We all hope Barack Obama can rebuild the US's place in the world. But will that hope be fulfilled? To answer that, we need to do more than admire the new President. We must go back and look at what's gone wrong during the past eight years, because then can we say whether Obama has what it takes to overcome them.
For me, alas, the answer is no. The challenges to America's global position are not those of mere mismanagement. They arise from a profound mismatch between America's global objectives on the one hand and its power on the other, now and increasingly in the future.
To reconcile that mismatch, Obama needs to define new, more modest and more realistic and achievable objectives for his foreign policy.
This is not the way most Americans, including the new President, see the problem. Instead they blame the previous president. That's understandable enough. George W. Bush used American power so badly it seems natural to blame the setbacks of the past eight years on his errors. But America's problems are much bigger than Bush. His administration was arrogant, cynical, negligent, brutal and incompetent. But even if it had been wise and skilful, the aims Bush set for US policy were simply beyond the scope of US power to deliver, no matter how prudently and persuasively it was applied.
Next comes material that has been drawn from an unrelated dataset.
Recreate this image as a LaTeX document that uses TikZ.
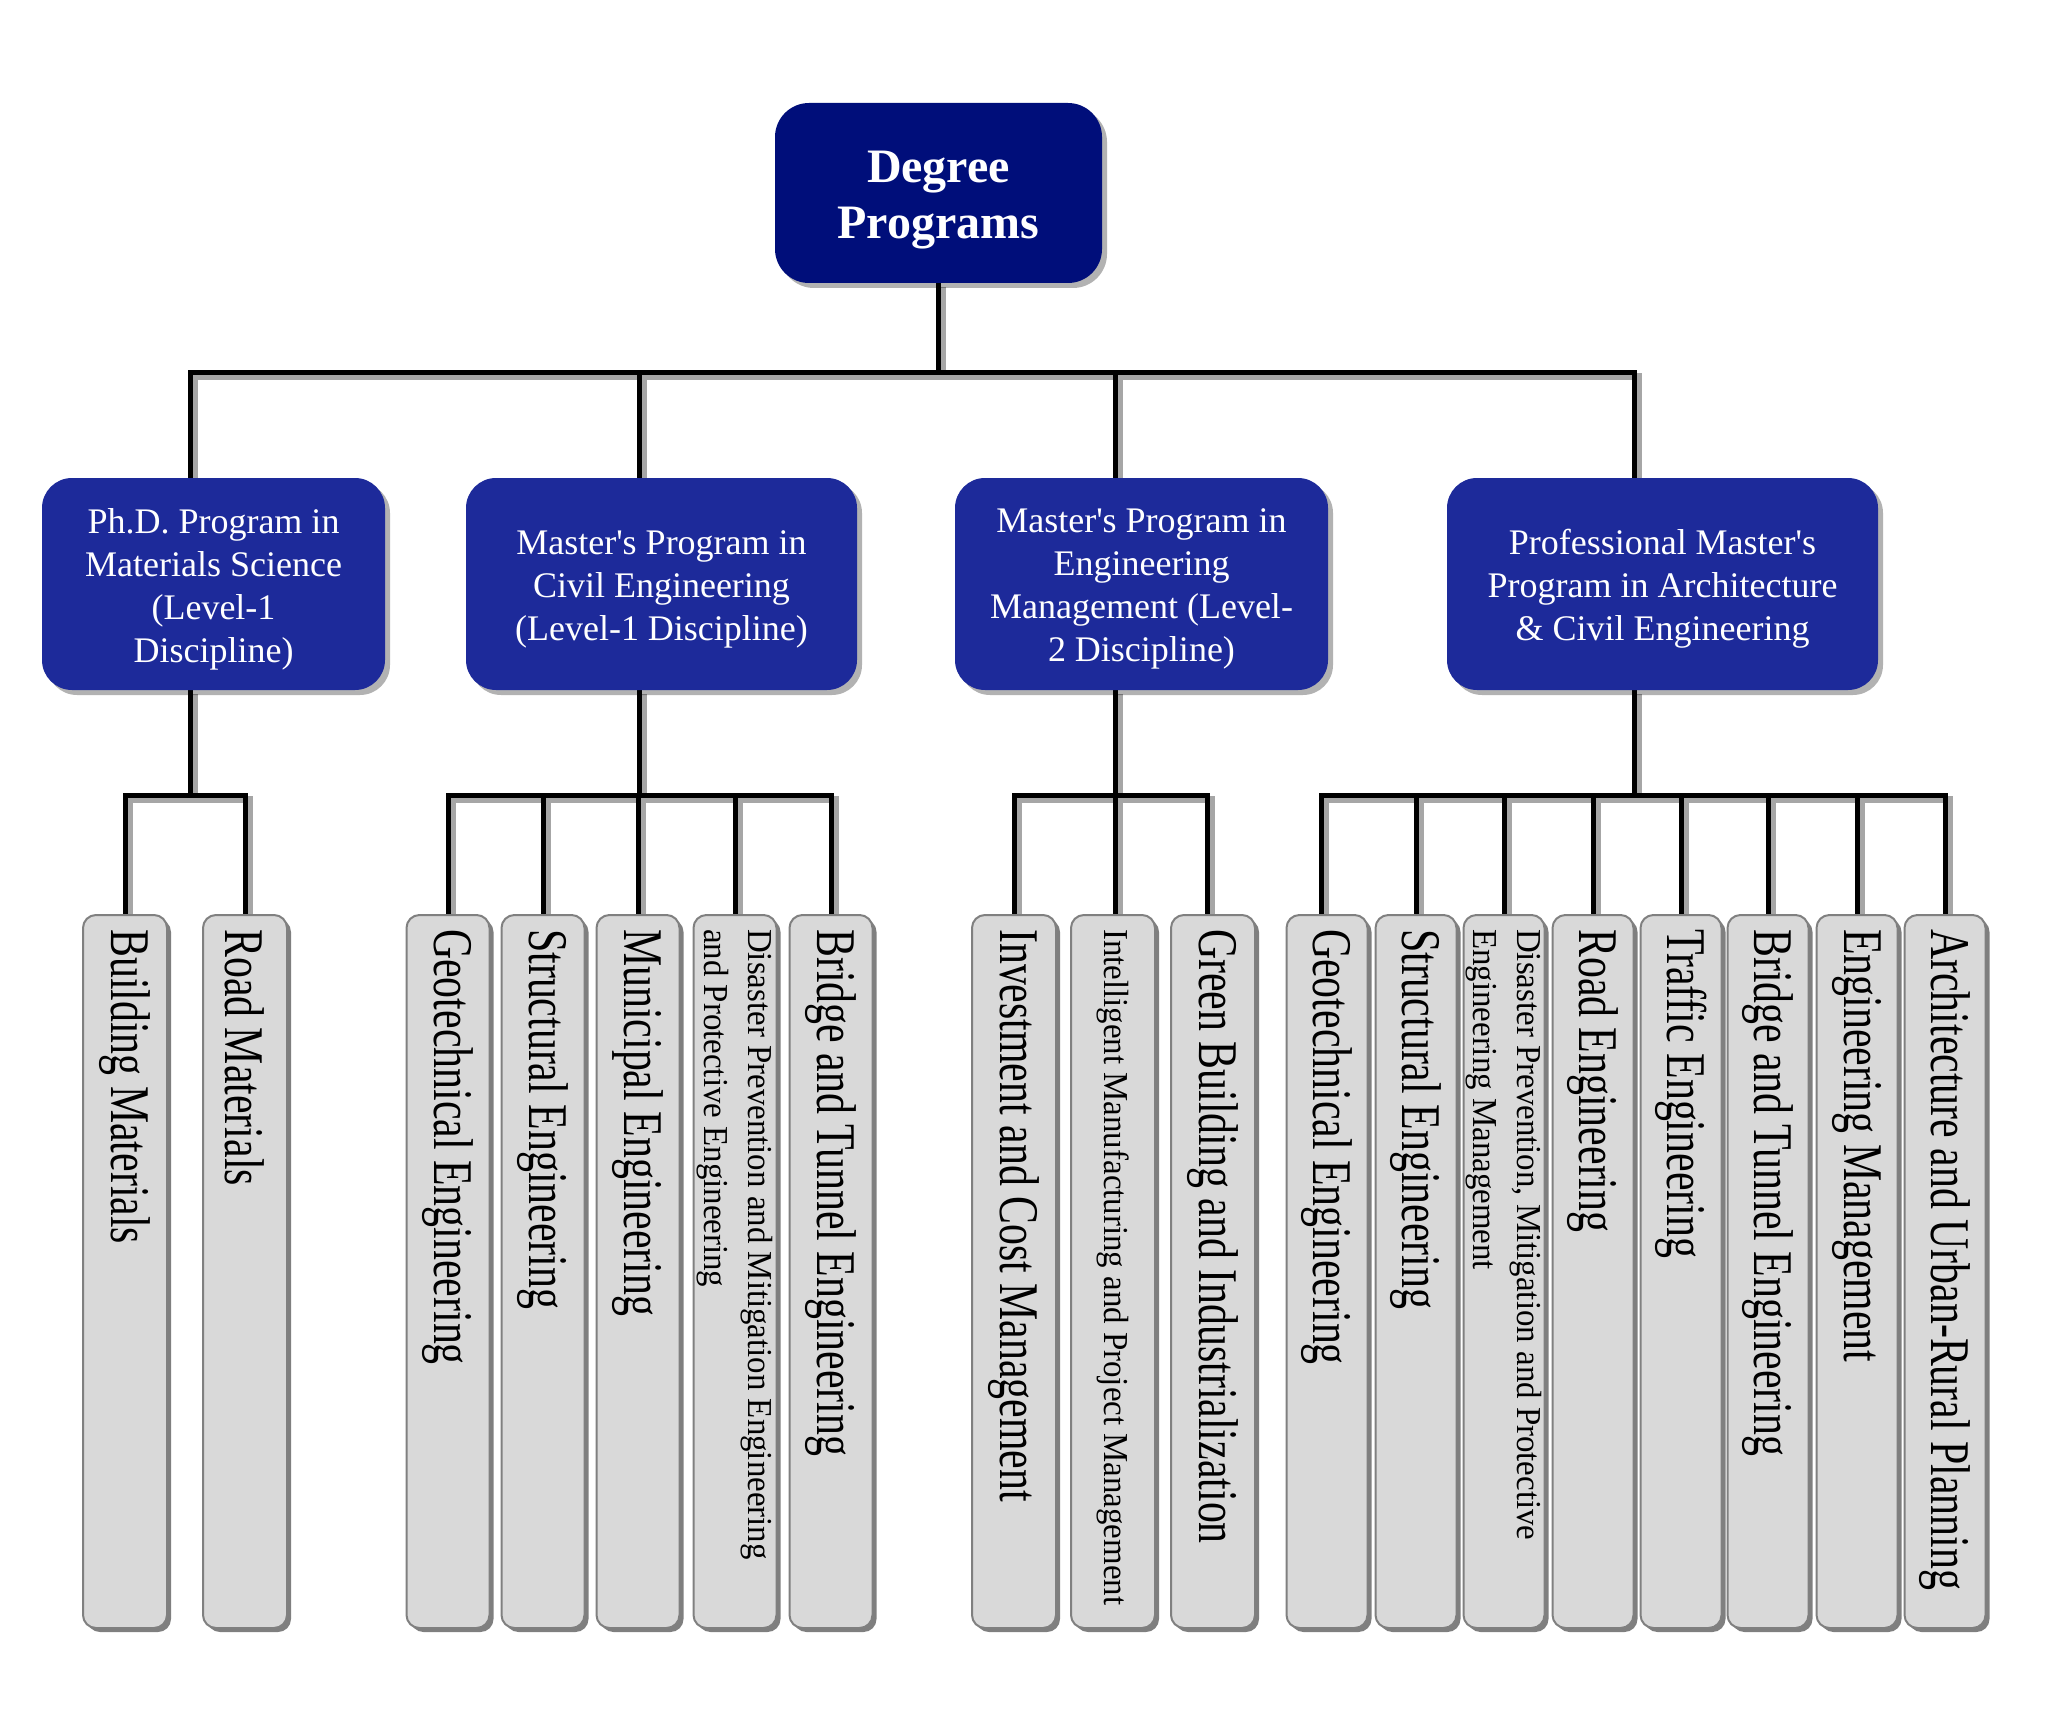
\documentclass[tikz,border=0pt]{standalone}
\usepackage{fontspec}
\setmainfont{Liberation Serif}
\newfontfamily\plainfont{Liberation Serif}
\usepackage{graphicx}
\usetikzlibrary{shadows}
\pgfdeclarelayer{shade}
\pgfdeclarelayer{bg}
\pgfsetlayers{shade,bg,main}
\definecolor{topblue}{RGB}{0,14,122}
\definecolor{midblue}{RGB}{29,42,154}
\definecolor{leafgray}{RGB}{217,217,217}
\definecolor{leafedge}{RGB}{128,128,128}
\newcommand\aq{{\plainfont\char"0027\relax}}
\newcommand\bigleaf[1]{\fontsize{56}{60}\selectfont\scalebox{0.747}[1]{#1}}
\newcommand\smallleaf[1]{\fontsize{35}{44}\selectfont\scalebox{0.94}[1]{\begin{tabular}{@{}l@{}}#1\end{tabular}}}
\newcommand\conn[1]{%
  \begin{pgfonlayer}{shade}\draw[connshadow] #1;\end{pgfonlayer}%
  \begin{pgfonlayer}{bg}\draw[connline] #1;\end{pgfonlayer}}
\tikzset{
  topbox/.style={rounded corners=34pt, fill=topblue,
    minimum width=327pt, minimum height=180pt, inner sep=0pt,
    drop shadow={shadow xshift=5pt, shadow yshift=-5pt, fill=black, opacity=0.3}},
  toptext/.style={text=white, font=\fontsize{48}{56}\selectfont\bfseries,
    align=center, inner sep=0pt},
  midbox/.style={rounded corners=30pt, fill=midblue,
    minimum height=212pt, inner sep=0pt,
    drop shadow={shadow xshift=5pt, shadow yshift=-5pt, fill=black, opacity=0.3}},
  midtext/.style={text=white, font=\fontsize{36}{43}\selectfont,
    align=center, inner sep=0pt},
  leafbox/.style={rounded corners=13pt, fill=leafgray, draw=leafedge, line width=2pt,
    minimum height=713pt, inner sep=0pt,
    drop shadow={shadow xshift=4pt, shadow yshift=-4pt, fill=black, opacity=0.5}},
  leaftext/.style={rotate=-90, anchor=west, inner sep=0pt, text=black},
  connline/.style={line width=5pt, black, line join=miter},
  connshadow/.style={line width=7pt, black!35, line join=miter,
    transform canvas={xshift=4pt, yshift=-4pt}}
}
\begin{document}
\begin{tikzpicture}[x=1pt, y=-1pt]
\useasboundingbox (0,0) rectangle (2048,1728);

% root
\node[topbox] (top) at (938.5,193) {};
\node[toptext] (topL) at ([yshift=-7pt]top.center) {Degree\\Programs};

% level 2
\node[midbox, minimum width=343pt] (phd) at (213.5,584) {};
\node[midtext] (phdL) at ([yshift=-5pt]phd.center)
  {Ph.D. Program in\\Materials Science\\(Level-1\\Discipline)};
\node[midbox, minimum width=391pt] (mce) at (661.5,584) {};
\node[midtext] (mceL) at ([yshift=-5pt]mce.center)
  {Master\aq s Program in\\Civil Engineering\\(Level-1 Discipline)};
\node[midbox, minimum width=373pt] (mem) at (1141.5,584) {};
\node[midtext] (memL) at ([yshift=-5pt]mem.center)
  {Master\aq s Program in\\Engineering\\Management (Level-\\2 Discipline)};
\node[midbox, minimum width=431pt] (pro) at (1662.5,584) {};
\node[midtext] (proL) at ([yshift=-5pt]pro.center)
  {Professional Master\aq s\\Program in Architecture\\\& Civil Engineering};

% leaves, group 1
\node[leafbox, minimum width=84pt] (a1) at (125,1271.5) {};
\node[leaftext] (a1t) at ([yshift=-15pt]a1.north) {\bigleaf{Building Materials}};
\node[leafbox, minimum width=84pt] (a2) at (245,1271.5) {};
\node[leaftext] (a2t) at ([yshift=-15pt]a2.north) {\bigleaf{Road Materials}};

% group 2
\node[leafbox, minimum width=83pt] (b1) at (448,1271.5) {};
\node[leaftext] (b1t) at ([yshift=-15pt]b1.north) {\bigleaf{Geotechnical Engineering}};
\node[leafbox, minimum width=83pt] (b2) at (543,1271.5) {};
\node[leaftext] (b2t) at ([yshift=-15pt]b2.north) {\bigleaf{Structural Engineering}};
\node[leafbox, minimum width=83pt] (b3) at (638,1271.5) {};
\node[leaftext] (b3t) at ([yshift=-15pt]b3.north) {\bigleaf{Municipal Engineering}};
\node[leafbox, minimum width=83pt] (b4) at (735,1271.5) {};
\node[leaftext] (b4t) at ([yshift=-15pt]b4.north) {\smallleaf{Disaster Prevention and Mitigation Engineering\\and Protective Engineering}};
\node[leafbox, minimum width=83pt] (b5) at (831,1271.5) {};
\node[leaftext] (b5t) at ([yshift=-15pt]b5.north) {\bigleaf{Bridge and Tunnel Engineering}};

% group 3
\node[leafbox, minimum width=84pt] (c1) at (1014,1271.5) {};
\node[leaftext] (c1t) at ([yshift=-15pt]c1.north) {\bigleaf{Investment and Cost Management}};
\node[leafbox, minimum width=84pt] (c2) at (1113,1271.5) {};
\node[leaftext] (c2t) at ([yshift=-15pt]c2.north) {\smallleaf{Intelligent Manufacturing and Project Management}};
\node[leafbox, minimum width=84pt] (c3) at (1213,1271.5) {};
\node[leaftext] (c3t) at ([yshift=-15pt]c3.north) {\bigleaf{Green Building and Industrialization}};

% group 4
\node[leafbox, minimum width=81pt] (d1) at (1327,1271.5) {};
\node[leaftext] (d1t) at ([yshift=-15pt]d1.north) {\bigleaf{Geotechnical Engineering}};
\node[leafbox, minimum width=81pt] (d2) at (1416,1271.5) {};
\node[leaftext] (d2t) at ([yshift=-15pt]d2.north) {\bigleaf{Structural Engineering}};
\node[leafbox, minimum width=81pt] (d3) at (1504,1271.5) {};
\node[leaftext] (d3t) at ([yshift=-15pt]d3.north) {\smallleaf{Disaster Prevention, Mitigation and Protective\\Engineering Management}};
\node[leafbox, minimum width=81pt] (d4) at (1593,1271.5) {};
\node[leaftext] (d4t) at ([yshift=-15pt]d4.north) {\bigleaf{Road Engineering}};
\node[leafbox, minimum width=81pt] (d5) at (1681,1271.5) {};
\node[leaftext] (d5t) at ([yshift=-15pt]d5.north) {\bigleaf{Traffic Engineering}};
\node[leafbox, minimum width=81pt] (d6) at (1768,1271.5) {};
\node[leaftext] (d6t) at ([yshift=-15pt]d6.north) {\bigleaf{Bridge and Tunnel Engineering}};
\node[leafbox, minimum width=81pt] (d7) at (1857,1271.5) {};
\node[leaftext] (d7t) at ([yshift=-15pt]d7.north) {\bigleaf{Engineering Management}};
\node[leafbox, minimum width=81pt] (d8) at (1945,1271.5) {};
\node[leaftext] (d8t) at ([yshift=-15pt]d8.north) {\bigleaf{Architecture and Urban-Rural Planning}};

% connector helper coordinates
\coordinate (xa) at (190,0);
\coordinate (xb) at (639,0);
\coordinate (xc) at (1115,0);
\coordinate (xd) at (1634,0);
\coordinate (xc3) at (1207,0);
\coordinate (xd1) at (1321,0);
\coordinate (busTop) at (0,372);
\coordinate (busLow) at (0,795);

% root to level 2
\conn{(top.south) |- (xa |- busTop) -- (phd.north -| xa)}
\conn{(top.south) |- (xb |- busTop) -- (mce.north -| xb)}
\conn{(top.south) |- (xc |- busTop) -- (mem.north -| xc)}
\conn{(top.south) |- (xd |- busTop) -- (pro.north -| xd)}

% level 2 to leaves
\conn{(phd.south -| xa) |- (a1.north |- busLow) -- (a1.north)}
\conn{(phd.south -| xa) |- (a2.north |- busLow) -- (a2.north)}

\conn{(mce.south -| xb) |- (b1.north |- busLow) -- (b1.north)}
\conn{(mce.south -| xb) |- (b2.north |- busLow) -- (b2.north)}
\conn{(mce.south -| xb) |- (b3.north |- busLow) -- (b3.north)}
\conn{(mce.south -| xb) |- (b4.north |- busLow) -- (b4.north)}
\conn{(mce.south -| xb) |- (b5.north |- busLow) -- (b5.north)}

\conn{(mem.south -| xc) |- (c1.north |- busLow) -- (c1.north)}
\conn{(mem.south -| xc) -- (c2.north -| xc)}
\conn{(mem.south -| xc) |- (xc3 |- busLow) -- (c3.north -| xc3)}

\conn{(pro.south -| xd) |- (xd1 |- busLow) -- (d1.north -| xd1)}
\conn{(pro.south -| xd) |- (d2.north |- busLow) -- (d2.north)}
\conn{(pro.south -| xd) |- (d3.north |- busLow) -- (d3.north)}
\conn{(pro.south -| xd) |- (d4.north |- busLow) -- (d4.north)}
\conn{(pro.south -| xd) |- (d5.north |- busLow) -- (d5.north)}
\conn{(pro.south -| xd) |- (d6.north |- busLow) -- (d6.north)}
\conn{(pro.south -| xd) |- (d7.north |- busLow) -- (d7.north)}
\conn{(pro.south -| xd) |- (d8.north |- busLow) -- (d8.north)}
\end{tikzpicture}
\end{document}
Consider Bush's key objectives: he committed the US to transforming Iraq, to rebuilding Afghanistan, to containing Russia, to disarming North Korea and Iran, and to sustaining US primacy in Asia in the face of China's rise.
He has failed in all of them, but would anyone else have done better? Bush's incompetence created America's problems in Iraq, but none of these other challenges are his fault. And no one - certainly not the new President - has any persuasive ideas about what new things the US can do to fix them that differ much from Bush's plans, or have any better prospects for success.